RAW DATA:
::::::

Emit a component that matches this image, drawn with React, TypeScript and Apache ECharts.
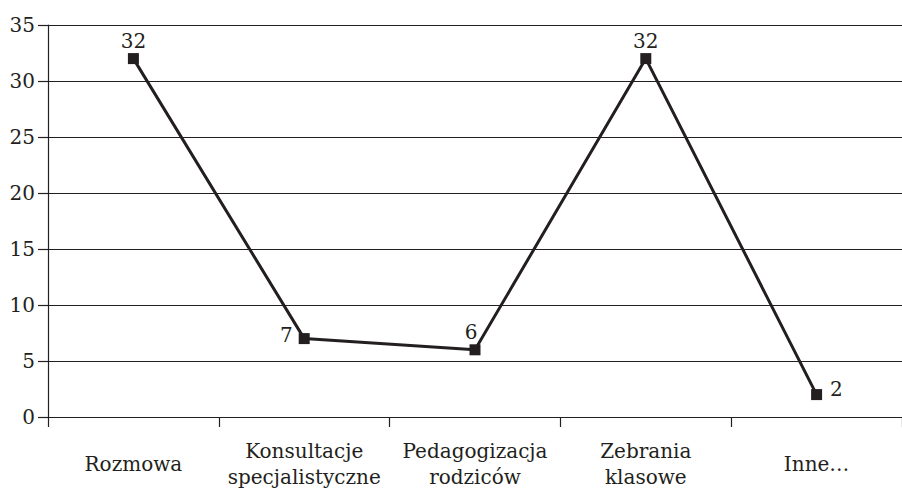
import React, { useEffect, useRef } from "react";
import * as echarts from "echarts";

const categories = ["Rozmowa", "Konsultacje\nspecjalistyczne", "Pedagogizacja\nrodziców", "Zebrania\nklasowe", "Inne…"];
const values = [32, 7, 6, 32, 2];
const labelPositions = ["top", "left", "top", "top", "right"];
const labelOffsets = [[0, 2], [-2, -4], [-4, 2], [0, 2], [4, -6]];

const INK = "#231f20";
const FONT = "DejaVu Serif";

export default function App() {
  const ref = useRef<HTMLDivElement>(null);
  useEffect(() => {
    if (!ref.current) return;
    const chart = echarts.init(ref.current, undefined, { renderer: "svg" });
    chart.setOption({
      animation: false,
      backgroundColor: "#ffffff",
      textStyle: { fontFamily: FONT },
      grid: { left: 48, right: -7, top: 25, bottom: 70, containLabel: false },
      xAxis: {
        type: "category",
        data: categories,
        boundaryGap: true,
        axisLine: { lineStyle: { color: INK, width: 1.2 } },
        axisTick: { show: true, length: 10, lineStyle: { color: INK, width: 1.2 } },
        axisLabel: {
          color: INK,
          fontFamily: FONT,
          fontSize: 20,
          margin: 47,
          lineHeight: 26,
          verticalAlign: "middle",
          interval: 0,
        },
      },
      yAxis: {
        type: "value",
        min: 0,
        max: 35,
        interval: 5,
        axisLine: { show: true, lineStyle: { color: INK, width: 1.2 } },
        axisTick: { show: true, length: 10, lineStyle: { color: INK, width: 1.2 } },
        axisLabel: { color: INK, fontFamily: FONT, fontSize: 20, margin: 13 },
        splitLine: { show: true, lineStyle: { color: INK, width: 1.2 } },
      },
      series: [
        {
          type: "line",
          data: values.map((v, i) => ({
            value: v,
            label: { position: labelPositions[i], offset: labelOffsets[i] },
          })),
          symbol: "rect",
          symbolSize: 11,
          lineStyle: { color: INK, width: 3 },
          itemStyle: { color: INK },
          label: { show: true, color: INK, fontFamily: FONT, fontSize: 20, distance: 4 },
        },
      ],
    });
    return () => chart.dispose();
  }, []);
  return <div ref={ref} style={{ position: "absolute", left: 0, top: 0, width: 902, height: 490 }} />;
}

::::::

WHAT YOU NEED TO DO: From the material above, reproduce everything verbatim except the pictures.

REPLY TO THE EXERCISE:
Emit a component that matches this image, drawn with React, TypeScript and Apache ECharts.
import React, { useEffect, useRef } from "react";
import * as echarts from "echarts";

const categories = ["Rozmowa", "Konsultacje\nspecjalistyczne", "Pedagogizacja\nrodziców", "Zebrania\nklasowe", "Inne…"];
const values = [32, 7, 6, 32, 2];
const labelPositions = ["top", "left", "top", "top", "right"];
const labelOffsets = [[0, 2], [-2, -4], [-4, 2], [0, 2], [4, -6]];

const INK = "#231f20";
const FONT = "DejaVu Serif";

export default function App() {
  const ref = useRef<HTMLDivElement>(null);
  useEffect(() => {
    if (!ref.current) return;
    const chart = echarts.init(ref.current, undefined, { renderer: "svg" });
    chart.setOption({
      animation: false,
      backgroundColor: "#ffffff",
      textStyle: { fontFamily: FONT },
      grid: { left: 48, right: -7, top: 25, bottom: 70, containLabel: false },
      xAxis: {
        type: "category",
        data: categories,
        boundaryGap: true,
        axisLine: { lineStyle: { color: INK, width: 1.2 } },
        axisTick: { show: true, length: 10, lineStyle: { color: INK, width: 1.2 } },
        axisLabel: {
          color: INK,
          fontFamily: FONT,
          fontSize: 20,
          margin: 47,
          lineHeight: 26,
          verticalAlign: "middle",
          interval: 0,
        },
      },
      yAxis: {
        type: "value",
        min: 0,
        max: 35,
        interval: 5,
        axisLine: { show: true, lineStyle: { color: INK, width: 1.2 } },
        axisTick: { show: true, length: 10, lineStyle: { color: INK, width: 1.2 } },
        axisLabel: { color: INK, fontFamily: FONT, fontSize: 20, margin: 13 },
        splitLine: { show: true, lineStyle: { color: INK, width: 1.2 } },
      },
      series: [
        {
          type: "line",
          data: values.map((v, i) => ({
            value: v,
            label: { position: labelPositions[i], offset: labelOffsets[i] },
          })),
          symbol: "rect",
          symbolSize: 11,
          lineStyle: { color: INK, width: 3 },
          itemStyle: { color: INK },
          label: { show: true, color: INK, fontFamily: FONT, fontSize: 20, distance: 4 },
        },
      ],
    });
    return () => chart.dispose();
  }, []);
  return <div ref={ref} style={{ position: "absolute", left: 0, top: 0, width: 902, height: 490 }} />;
}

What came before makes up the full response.